Since I have fallen pretty far short on virtually every series I've endeavored to start here on this blog, I'm only going to say this. My hope is to read just a short paragraph everyday (Thomas breaks each chapter into two or three short paragraphs) and offer a short reflection on each one. If I miss a day on the blog, that may mean that I missed a day myself, or it might just mean that I didn't have a chance to post. However, I'd like to invite you all into my conversation with Thomas.

Finally, I'll also be posting some of my reflections on our youth blog at church. My hope is that students will be intrigued and maybe even inspired to take a peek at The Imitation of Christ themselves. Would you care to join me? I'll be starting Monday, January 21. Anyone?

Wednesday, January 16, 2008

Tagged by Josh, called out by Jonathan

So I got tagged by Josh, and got an email from Jonathan calling me out for not posting in over a month. So, I'm back, I guess.

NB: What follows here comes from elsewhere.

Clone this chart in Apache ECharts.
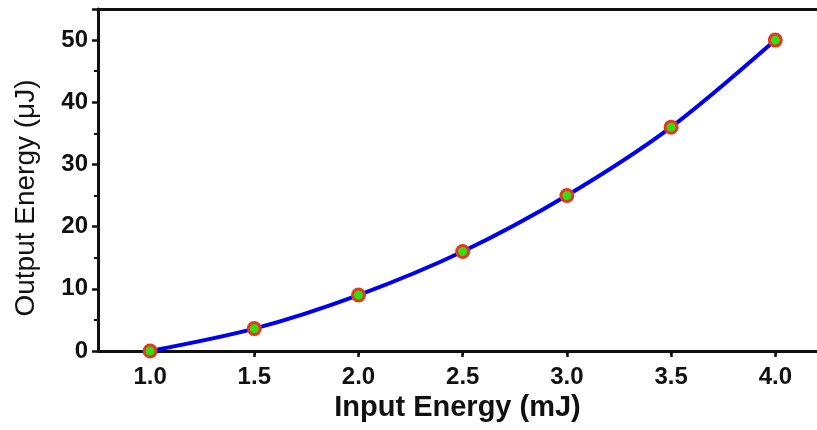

1) One book that changed my life: I find it exceptionally difficult to choose just one, as many books have influenced the direction of my life. I'll say that Barth's Church Dogmatics IV/3.2 most recently redirected my life. Without reading his section on the church for the world, I don't think I would have rethought my vocational direction and I would not be in youth ministry right now. That's a pretty big change, I suppose.

2) One book you have read more than once: Discipleship by Dietrich Bonhoeffer. Every one should read it once, and when you do, you'll read it again.

3) One book you would want on a desert island: Chronicles of Narnia (all combined in one volume so its one book).

4) Two books that made you laugh: Irresistible Revolution and Grudem's Systematic Theology

5) One book that made you cry: Irresistible Revolution

6) One book you wish you'd written: The Brother's Karamazov. So honest and real and true. A close second would be Life Together by Bonhoeffer. To be able to write from such an experience of genuine Christian community with the brilliance and passion and discipline that Bonhoeffer does makes me long for something similar.

7) One book you wish had never been written: Mein Kampf.

8) Two books you are currently reading: Revisiting Relational Youth Ministry by Andrew Root and Intuitive Leadership by Tim Keel. There are others too.

9) One book you've been meaning to read: The Imitation of Christ by Thomas a Kempis (or Imitatio Christi)

10) Five people that I tag: Jeff Lee, Josh Johnson, Don Coleman, WTM, and Jenell Paris.